Challenge
Repeat all the material exactly; pictures stay out of your copy.

Given material

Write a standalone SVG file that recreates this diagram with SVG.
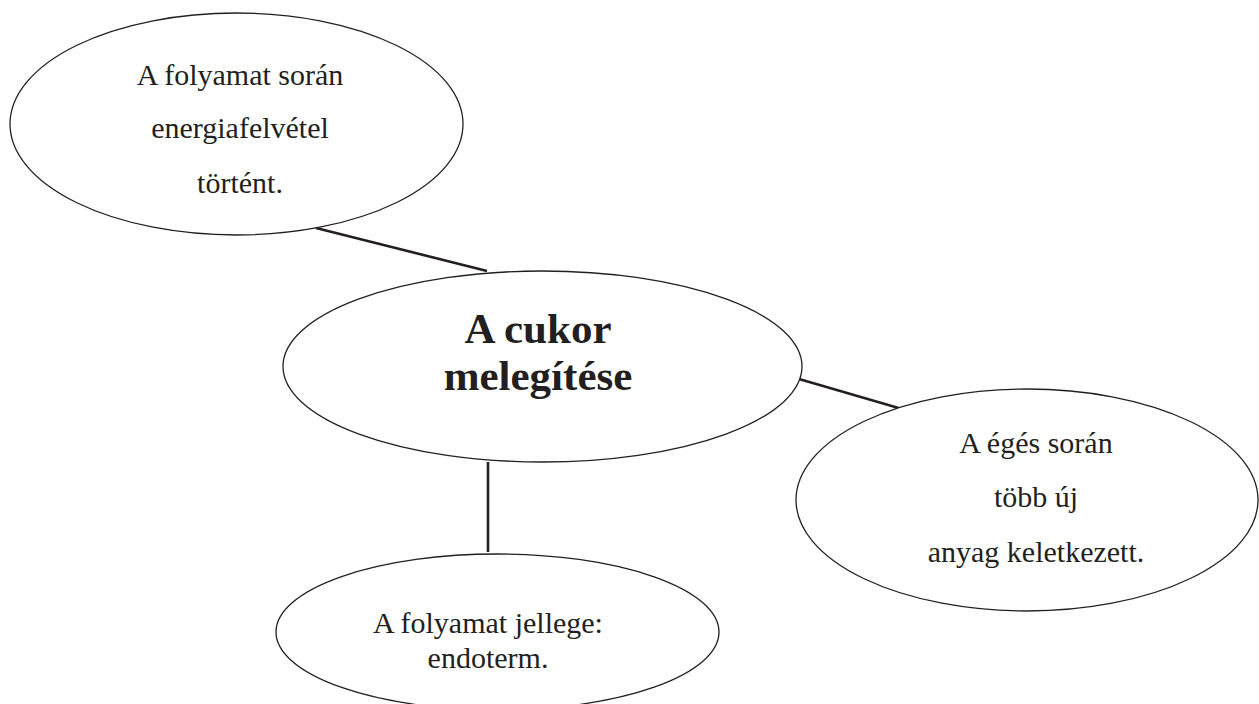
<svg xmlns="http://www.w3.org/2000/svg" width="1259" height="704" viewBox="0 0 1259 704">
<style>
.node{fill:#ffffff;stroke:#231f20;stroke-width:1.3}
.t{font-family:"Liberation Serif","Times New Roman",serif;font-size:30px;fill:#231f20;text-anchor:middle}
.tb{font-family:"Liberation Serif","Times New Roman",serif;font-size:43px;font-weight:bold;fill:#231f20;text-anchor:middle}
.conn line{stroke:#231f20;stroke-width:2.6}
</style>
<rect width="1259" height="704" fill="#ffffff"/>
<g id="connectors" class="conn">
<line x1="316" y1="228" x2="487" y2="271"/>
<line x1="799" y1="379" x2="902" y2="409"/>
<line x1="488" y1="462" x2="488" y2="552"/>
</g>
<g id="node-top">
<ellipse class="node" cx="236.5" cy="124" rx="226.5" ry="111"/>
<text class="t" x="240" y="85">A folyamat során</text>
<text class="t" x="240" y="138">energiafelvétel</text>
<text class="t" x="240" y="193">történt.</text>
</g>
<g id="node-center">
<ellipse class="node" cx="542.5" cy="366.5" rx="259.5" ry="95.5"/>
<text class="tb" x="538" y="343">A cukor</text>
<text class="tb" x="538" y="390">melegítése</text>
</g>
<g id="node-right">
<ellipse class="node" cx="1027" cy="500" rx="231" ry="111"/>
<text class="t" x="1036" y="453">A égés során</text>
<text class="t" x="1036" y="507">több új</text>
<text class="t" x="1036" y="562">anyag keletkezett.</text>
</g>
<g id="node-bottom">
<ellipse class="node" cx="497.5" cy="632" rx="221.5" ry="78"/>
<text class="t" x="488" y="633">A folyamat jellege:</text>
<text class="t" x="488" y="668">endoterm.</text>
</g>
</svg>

Answer
Write a standalone SVG file that recreates this diagram with SVG.
<svg xmlns="http://www.w3.org/2000/svg" width="1259" height="704" viewBox="0 0 1259 704">
<style>
.node{fill:#ffffff;stroke:#231f20;stroke-width:1.3}
.t{font-family:"Liberation Serif","Times New Roman",serif;font-size:30px;fill:#231f20;text-anchor:middle}
.tb{font-family:"Liberation Serif","Times New Roman",serif;font-size:43px;font-weight:bold;fill:#231f20;text-anchor:middle}
.conn line{stroke:#231f20;stroke-width:2.6}
</style>
<rect width="1259" height="704" fill="#ffffff"/>
<g id="connectors" class="conn">
<line x1="316" y1="228" x2="487" y2="271"/>
<line x1="799" y1="379" x2="902" y2="409"/>
<line x1="488" y1="462" x2="488" y2="552"/>
</g>
<g id="node-top">
<ellipse class="node" cx="236.5" cy="124" rx="226.5" ry="111"/>
<text class="t" x="240" y="85">A folyamat során</text>
<text class="t" x="240" y="138">energiafelvétel</text>
<text class="t" x="240" y="193">történt.</text>
</g>
<g id="node-center">
<ellipse class="node" cx="542.5" cy="366.5" rx="259.5" ry="95.5"/>
<text class="tb" x="538" y="343">A cukor</text>
<text class="tb" x="538" y="390">melegítése</text>
</g>
<g id="node-right">
<ellipse class="node" cx="1027" cy="500" rx="231" ry="111"/>
<text class="t" x="1036" y="453">A égés során</text>
<text class="t" x="1036" y="507">több új</text>
<text class="t" x="1036" y="562">anyag keletkezett.</text>
</g>
<g id="node-bottom">
<ellipse class="node" cx="497.5" cy="632" rx="221.5" ry="78"/>
<text class="t" x="488" y="633">A folyamat jellege:</text>
<text class="t" x="488" y="668">endoterm.</text>
</g>
</svg>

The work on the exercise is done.